Un film che in tal senso procede senza exploit, quasi fosse a sua volta un video-diario di questa avventura che trascende il nobile agonismo sportivo, oscillando dalle parti dell’esperienza tout court. Che sarebbe stata tale comunque, perché attraversare il mondo da soli a bordo di una barca a vela non è certo una passeggiata; tuttavia In solitario racconta di una storia nella storia, che ne acuisce il senso e la portata.

Discutibili alcune scelte relative alla colonna sonora, che non di rado ci ricordano certi spot pubblicitari a Resort o villagi vacanza in genere; dovuti probabilmente alla volontà di “alleggerire” il tono del film, che nonostante tutto cerca sempre di sfuggire ad una seppur latente propensione al dramma. In tal senso ponderata invece la scelta inerente alla durata, poco più di un’ora e mezza che regge più che discretamente per la prima ora, salvo poi rischiare di ribaltarsi proprio quando oramai sentiamo l’epilogo sempre più vicino.

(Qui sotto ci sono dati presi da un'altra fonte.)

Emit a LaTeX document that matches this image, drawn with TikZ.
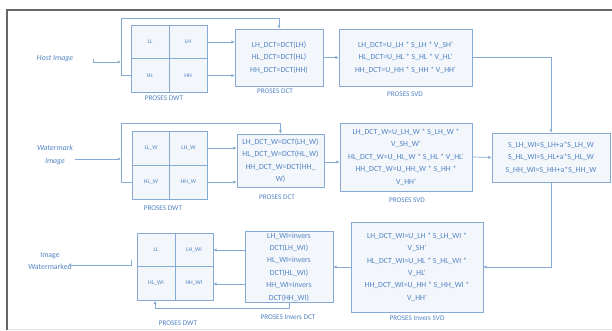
\documentclass[tikz,border=0pt]{standalone}
\usepackage{fontspec}
\setmainfont{Carlito}
\usetikzlibrary{arrows.meta}
\definecolor{lc}{HTML}{86AAD3}
\definecolor{tc}{HTML}{5284C4}
\definecolor{bf}{HTML}{F3F6FA}
\tikzset{
  box/.style={draw=lc, fill=bf, line width=0.7pt, inner sep=1pt, align=center, text=tc, font=\fontsize{7.8}{12.4}\selectfont},
  cell/.style={draw=lc, fill=bf, line width=0.7pt, minimum width=38pt, minimum height=34pt, inner sep=0pt, font=\fontsize{5.8}{6}\selectfont, text=tc},
  captxt/.style={text=tc, inner sep=0pt, font=\fontsize{7.2}{8}\selectfont},
  lbl/.style={text=tc, inner sep=0pt, align=center, font=\fontsize{7.8}{12.5}\selectfont},
  arr/.style={draw=lc, line width=0.7pt, -{Latex[length=3.2pt,width=3.2pt]}},
  ln/.style={draw=lc, line width=0.7pt}
}
\begin{document}
\begin{tikzpicture}[x=1pt,y=-1pt]
\useasboundingbox (0,0) rectangle (612,331);
\fill[white] (0,0) rectangle (612,331);
\draw[gray!25, line width=1pt] (7,329) -- (612,329);
\draw[black!60, line width=1.2pt] (7,330) -- (7,10) -- (612,10);

% ---------- Host row ----------
\node[lbl, font=\fontsize{7.8}{12.5}\selectfont\itshape] (host) at (55,59) {Host Image};
\coordinate (hin) at (93,62);
\coordinate (hinend) at (121,62);
\node[cell] (hll) at (150,42) {LL};
\node[cell] (hlh) at (188,42) {LH};
\node[cell] (hhl) at (150,75.5) {HL};
\node[cell] (hhh) at (188,75.5) {HH};
\node[captxt] (hdwtc) at (164,98) {PROSES DWT};
\node[box, minimum width=88pt, minimum height=57pt] (hdct) at (279,57.5) {LH\_DCT=DCT(LH)\\HL\_DCT=DCT(HL)\\HH\_DCT=DCT(HH)};
\node[captxt] (hdctc) at (275,91) {PROSES DCT};
\node[box, minimum width=133pt, minimum height=57pt] (hsvd) at (405.5,57.5) {LH\_DCT=U\_LH * S\_LH * V\_SH'\\HL\_DCT=U\_HL * S\_HL * V\_HL'\\HH\_DCT=U\_HH * S\_HH * V\_HH'};
\node[captxt] (hsvdc) at (405,94) {PROSES SVD};

\draw[ln] (93,59) -- (hin);
\draw[arr] (hin) -- (hinend);
\draw[arr] (hhl.west) -- ++(-9,0) |- (hdct.north |- 0,18) -- (hdct.north);
\draw[arr] (hlh.east) -- (hdct.west |- hlh.east);
\draw[arr] (hhh.east) -- (hdct.west |- hhh.east);
\draw[arr] (hdct.east) -- (hsvd.west);

% ---------- Watermark row ----------
\node[lbl, font=\fontsize{7.8}{12.5}\selectfont\itshape] (wm) at (55,155) {Watermark\\Image};
\coordinate (win) at (75,159);
\coordinate (winend) at (121,159);
\node[cell] (wll) at (151,148) {LL\_W};
\node[cell] (wlh) at (188.5,148) {LH\_W};
\node[cell] (whl) at (151,182) {HL\_W};
\node[cell] (whh) at (188.5,182) {HH\_W};
\node[captxt] (wdwtc) at (163,208) {PROSES DWT};
\node[box, minimum width=87pt, minimum height=53pt] (wdct) at (280.5,160.5) {LH\_DCT\_W=DCT(LH\_W)\\HL\_DCT\_W=DCT(HL\_W)\\HH\_DCT\_W=DCT(HH\_\\W)};
\node[captxt] (wdctc) at (277,197) {PROSES DCT};
\node[box, minimum width=132pt, minimum height=68pt] (wsvd) at (406,157) {LH\_DCT\_W=U\_LH\_W * S\_LH\_W *\\V\_SH\_W'\\HL\_DCT\_W=U\_HL\_W * S\_HL * V\_HL'\\HH\_DCT\_W=U\_HH\_W * S\_HH *\\V\_HH'};
\node[captxt] (wsvdc) at (407,200) {PROSES SVD};
\node[box, minimum width=118pt, minimum height=49pt] (comb) at (551,157.5) {S\_LH\_WI=S\_LH+a*S\_LH\_W\\S\_HL\_WI=S\_HL+a*S\_HL\_W\\S\_HH\_WI=S\_HH+a*S\_HH\_W};

\draw[arr] (win) -- (winend);
\draw[arr] (whl.west) -- ++(-10,0) |- (wdct.north |- 0,123) -- (wdct.north);
\draw[arr] (wlh.east) -- (wdct.west |- wlh.east);
\draw[arr] (whh.east) -- (wdct.west |- whh.east);
\draw[arr] (wdct.east |- 0,162) -- (wsvd.west |- 0,162);
\draw[arr] (wsvd.east) -- (comb.west);
\draw[arr] (hsvd.east) -- (comb.north |- hsvd.east) -- (comb.north);

% ---------- Bottom row ----------
\node[box, minimum width=132pt, minimum height=90pt] (isvd) at (417,267) {LH\_DCT\_WI=U\_LH * S\_LH\_WI *\\V\_SH'\\HL\_DCT\_WI=U\_HL * S\_HL\_WI *\\V\_HL'\\HH\_DCT\_WI=U\_HH * S\_HH\_WI *\\V\_HH'};
\node[captxt] (isvdc) at (417,318) {PROSES Invers SVD};
\node[box, minimum width=88pt, minimum height=68pt] (idct) at (289,267) {LH\_WI=invers\\DCT(LH\_WI)\\HL\_WI=invers\\DCT(HL\_WI)\\HH\_WI=invers\\DCT(HH\_WI)};
\node[captxt] (idctc) at (288,317) {PROSES Invers DCT};
\node[cell] (bll) at (156,250) {LL};
\node[cell] (blh) at (194,250) {LH\_WI};
\node[cell] (bhl) at (156,283.5) {HL\_WI};
\node[cell] (bhh) at (194,283.5) {HH\_WI};
\node[captxt] (bdwtc) at (178,323) {PROSES DWT};
\node[lbl] (out) at (50,261) {Image\\Watermarked};
\coordinate (ostart) at (131,260);
\coordinate (oend) at (68,265);

\draw[arr] (comb.south) -- (comb.south |- isvd.east) -- (isvd.east);
\draw[arr] (isvd.west) -- (idct.east);
\draw[arr] (idct.west |- 0,250) -- (blh.east |- 0,250);
\draw[arr] (idct.west |- 0,284) -- (bhh.east |- 0,284);
\draw[arr] (idct.south) -- (idct.south |- 0,308) -- (155,308) -- (bhl.south -| 155,0);
\draw[arr] (ostart) |- (oend);
\end{tikzpicture}
\end{document}
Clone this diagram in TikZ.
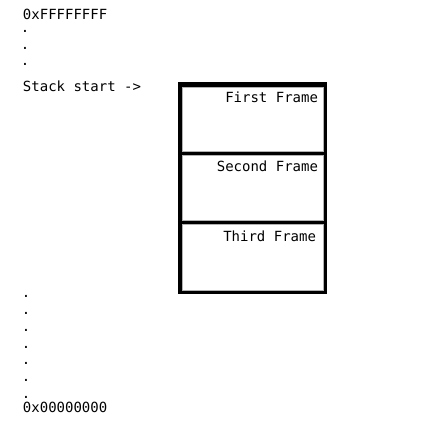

Insomma, quando la verve sia dell’aspetto sportivo che di quello umano comincia a scemare, quasi a svanire, tutto quell’ondeggiare dell’imbarcazione, le continue comunicazioni con la Francia, l’ennesima manovra, etc. assumono una piega leggermente diversa: dapprima parte integrante del contesto, essenziale addirittura, sul finire sospetta di quella ripetitività che non sta soltanto nel venirci mostrata in continuazione, quanto nel fatto che a tutte queste situazioni vengono progressivamente alternate sempre meno informazioni. Proprio lì, o poco dopo, il film volge al termine. Missione compiuta? Beh, se non altro trattasi di una storia sostanzialmente positiva e che si lascia seguire nonostante un’ambientazione a rischio, mantenuta competentemente sullo sfondo di una vicenda principalmente umana prima ancora che sfrenatamente sportiva.

Voto di Antonio: 6

In solitario (En Solitaire, Francia, 2013) di Christophe Offenstein. Con François Cluzet, Samy Seghir, Virginie Efira, Guillaume Canet, Arly Jover, Karine Vanasse, José Coronado, Dana Prigent e Jean-Paul Rouve. Nelle nostre sale da giovedì 21 novembre.